### [Task directions]
Find how many lines in the material contain "this"; your answer should be that number alone.

### [Data shown]
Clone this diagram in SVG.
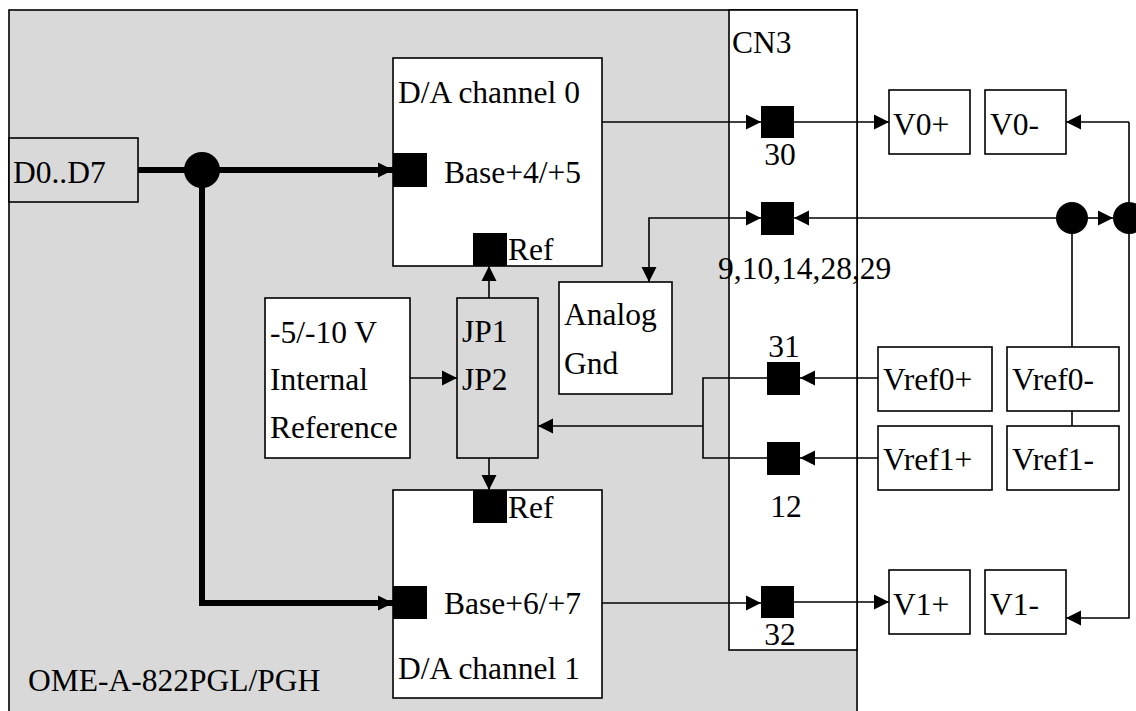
<svg xmlns="http://www.w3.org/2000/svg" width="1136" height="711" viewBox="0 0 1136 711">
<defs>
<style>
text{font-family:"Liberation Serif","Times New Roman",serif;font-size:31.5px;fill:#000}
.box{fill:#fff;stroke:#000;stroke-width:1.6}
.gbox{fill:#d9d9d9;stroke:#000;stroke-width:1.6}
.thin{fill:none;stroke:#000;stroke-width:1.6}
.thick{fill:none;stroke:#000;stroke-width:6}
.pin{fill:#000}
</style>
<marker id="ah" markerUnits="userSpaceOnUse" markerWidth="16" markerHeight="16" refX="15" refY="8" orient="auto-start-reverse">
<path d="M0,0.5 L15,8 L0,15.5 Z" fill="#000"/>
</marker>
</defs>
<g id="board">
<rect class="gbox" x="9" y="10" width="848" height="706"/>
<text x="28" y="691">OME-A-822PGL/PGH</text>
</g>
<g id="cn3">
<rect class="box" x="729" y="10" width="128" height="640"/>
<text x="732" y="53">CN3</text>
</g>
<g id="d0d7">
<rect class="gbox" x="9" y="138" width="129" height="64"/>
<text x="13" y="183">D0..D7</text>
</g>
<g id="da0">
<rect class="box" x="393" y="58" width="209" height="208"/>
<text x="398" y="103">D/A channel 0</text>
<text x="444" y="183">Base+4/+5</text>
<rect class="pin" x="393" y="153" width="34" height="34"/>
<rect class="pin" x="473" y="233" width="34" height="33"/>
<text x="508" y="260">Ref</text>
</g>
<g id="da1">
<rect class="box" x="393" y="490" width="209" height="208"/>
<rect class="pin" x="473" y="490" width="34" height="33"/>
<text x="508" y="518">Ref</text>
<rect class="pin" x="393" y="586" width="34" height="33"/>
<text x="444" y="614">Base+6/+7</text>
<text x="398" y="679">D/A channel 1</text>
</g>
<g id="intref">
<rect class="box" x="265" y="298" width="145" height="160"/>
<text x="270" y="343">-5/-10 V</text>
<text x="270" y="390">Internal</text>
<text x="270" y="438">Reference</text>
</g>
<g id="jp">
<rect class="gbox" x="457" y="298" width="81" height="160"/>
<text x="462" y="342">JP1</text>
<text x="462" y="390">JP2</text>
</g>
<g id="agnd">
<rect class="box" x="559" y="282" width="113" height="112" stroke-width="2.4"/>
<text x="564" y="325">Analog</text>
<text x="564" y="374">Gnd</text>
</g>
<g id="pins">
<rect class="pin" x="761" y="106" width="33" height="32"/>
<text x="780" y="165" text-anchor="middle">30</text>
<rect class="pin" x="761" y="202" width="33" height="33"/>
<text x="718" y="279">9,10,14,28,29</text>
<rect class="pin" x="767" y="362" width="33" height="33"/>
<text x="784" y="357" text-anchor="middle">31</text>
<rect class="pin" x="767" y="442" width="33" height="33"/>
<text x="786" y="517" text-anchor="middle">12</text>
<rect class="pin" x="761" y="586" width="33" height="32"/>
<text x="780" y="645" text-anchor="middle">32</text>
</g>
<g id="v0p"><rect class="box" x="889" y="90" width="81" height="64"/><text x="893" y="135">V0+</text></g>
<g id="v0m"><rect class="box" x="985" y="90" width="81" height="64"/><text x="990" y="135">V0-</text></g>
<g id="v1p"><rect class="box" x="889" y="570" width="81" height="64"/><text x="893" y="615">V1+</text></g>
<g id="v1m"><rect class="box" x="985" y="570" width="81" height="64"/><text x="990" y="615">V1-</text></g>
<g id="vref0p"><rect class="box" x="878" y="347" width="114" height="64"/><text x="883" y="390">Vref0+</text></g>
<g id="vref1p"><rect class="box" x="878" y="426" width="114" height="64"/><text x="883" y="470">Vref1+</text></g>
<g id="vref0m"><rect class="box" x="1007" y="347" width="112" height="64"/><text x="1012" y="390">Vref0-</text></g>
<g id="vref1m"><rect class="box" x="1007" y="426" width="112" height="64"/><text x="1012" y="470">Vref1-</text></g>
<g id="connectors">
<path class="thick" d="M138,170 H393" marker-end="url(#ah)"/>
<path class="thick" d="M202,170 V603 H393" marker-end="url(#ah)"/>
<circle cx="202" cy="170" r="18" fill="#000"/>
<path class="thin" d="M602,122 H761" marker-end="url(#ah)"/>
<path class="thin" d="M794,122 H889" marker-end="url(#ah)"/>
<path class="thin" d="M1129,122 H1066" marker-end="url(#ah)"/>
<path class="thin" d="M1129,122 V618 H1066" marker-end="url(#ah)"/>
<path class="thin" d="M1056,218 H794" marker-end="url(#ah)"/>
<path class="thin" d="M1088,218 H1113" marker-end="url(#ah)"/>
<circle cx="1072" cy="218" r="16" fill="#000"/>
<circle cx="1129" cy="218" r="16" fill="#000"/>
<path class="thin" d="M649,282 V218 H761" marker-start="url(#ah)" marker-end="url(#ah)"/>
<path class="thin" d="M1072,218 V347"/>
<path class="thin" d="M1072,411 V426"/>
<path class="thin" d="M878,378 H800" marker-end="url(#ah)"/>
<path class="thin" d="M878,458 H800" marker-end="url(#ah)"/>
<path class="thin" d="M767,378 H703 V458 H767"/>
<path class="thin" d="M703,426 H538" marker-end="url(#ah)"/>
<path class="thin" d="M410,378 H457" marker-end="url(#ah)"/>
<path class="thin" d="M489,298 V266" marker-end="url(#ah)"/>
<path class="thin" d="M489,458 V490" marker-end="url(#ah)"/>
<path class="thin" d="M602,603 H761" marker-end="url(#ah)"/>
<path class="thin" d="M794,602 H889" marker-end="url(#ah)"/>
</g>
</svg>
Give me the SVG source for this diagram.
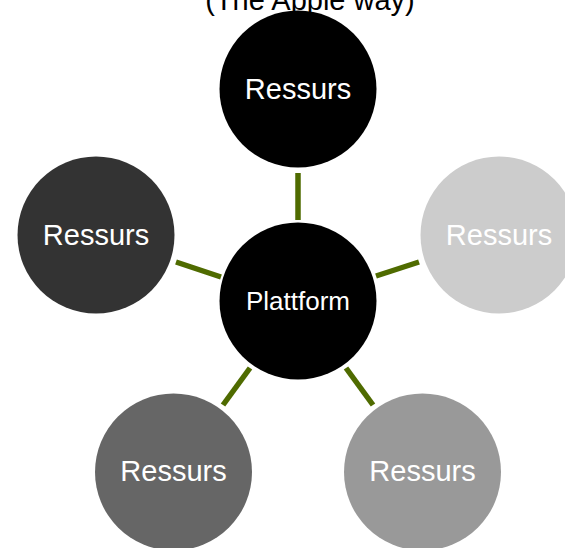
<svg xmlns="http://www.w3.org/2000/svg" width="565" height="548" viewBox="0 0 565 548">
<style>
.lbl{font-family:"Liberation Sans",Arial,sans-serif;fill:#ffffff;text-anchor:middle}
.res{font-size:29px}
.title{font-family:"Liberation Sans",Arial,sans-serif;font-size:29px;fill:#000000;text-anchor:middle}
.conn{stroke:#4f6b00;stroke-width:5.5;fill:none}
</style>
<rect width="565" height="548" fill="#ffffff"/>
<text class="title" x="310" y="10">(The Apple way)</text>
<g id="connectors">
<line class="conn" x1="298" y1="173" x2="298" y2="220"/>
<line class="conn" x1="176" y1="262" x2="221" y2="277"/>
<line class="conn" x1="376" y1="276" x2="419" y2="262"/>
<line class="conn" x1="250" y1="368" x2="223" y2="405"/>
<line class="conn" x1="346" y1="368" x2="373" y2="405"/>
</g>
<g id="center">
<circle cx="298" cy="301" r="78.5" fill="#000000"/>
<text class="lbl" x="298" y="310" font-size="26">Plattform</text>
</g>
<g id="top">
<circle cx="298" cy="89" r="78.5" fill="#000000"/>
<text class="lbl res" x="298" y="99">Ressurs</text>
</g>
<g id="left">
<circle cx="96" cy="235" r="78.5" fill="#333333"/>
<text class="lbl res" x="96" y="245">Ressurs</text>
</g>
<g id="right">
<circle cx="499" cy="235" r="78.5" fill="#cccccc"/>
<text class="lbl res" x="499" y="244.5">Ressurs</text>
</g>
<g id="bottom-left">
<circle cx="173.5" cy="472" r="78.5" fill="#666666"/>
<text class="lbl res" x="173.5" y="481">Ressurs</text>
</g>
<g id="bottom-right">
<circle cx="422.5" cy="472" r="78.5" fill="#999999"/>
<text class="lbl res" x="422.5" y="481">Ressurs</text>
</g>
</svg>
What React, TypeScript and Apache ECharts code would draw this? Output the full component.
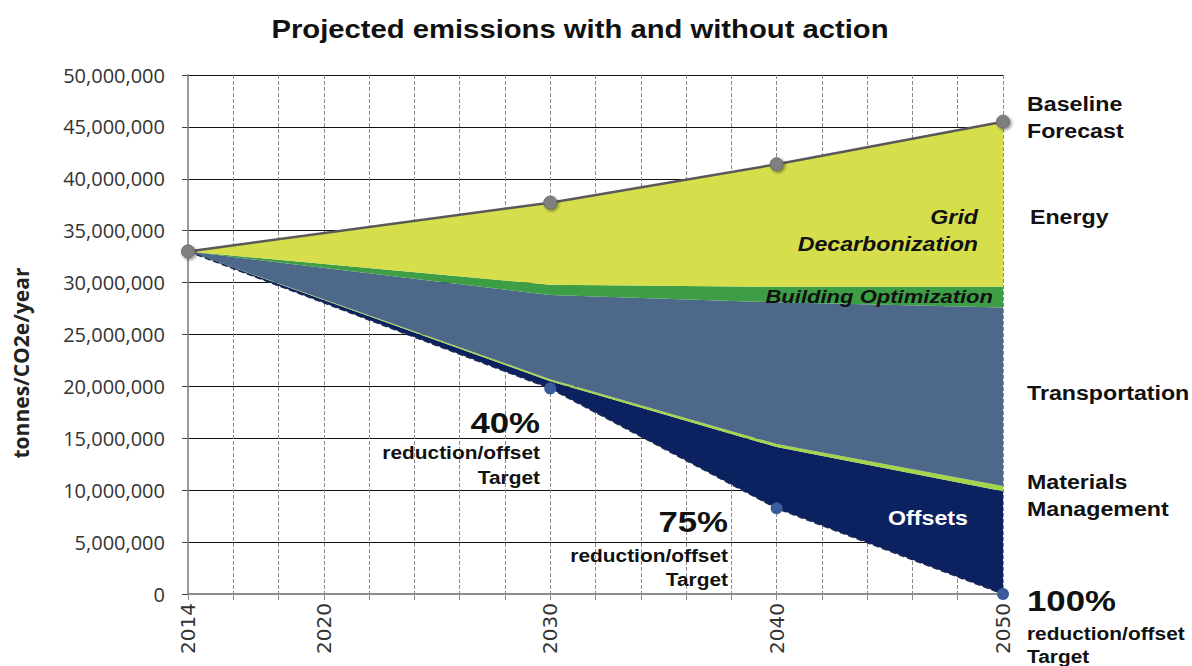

### [Task output]
3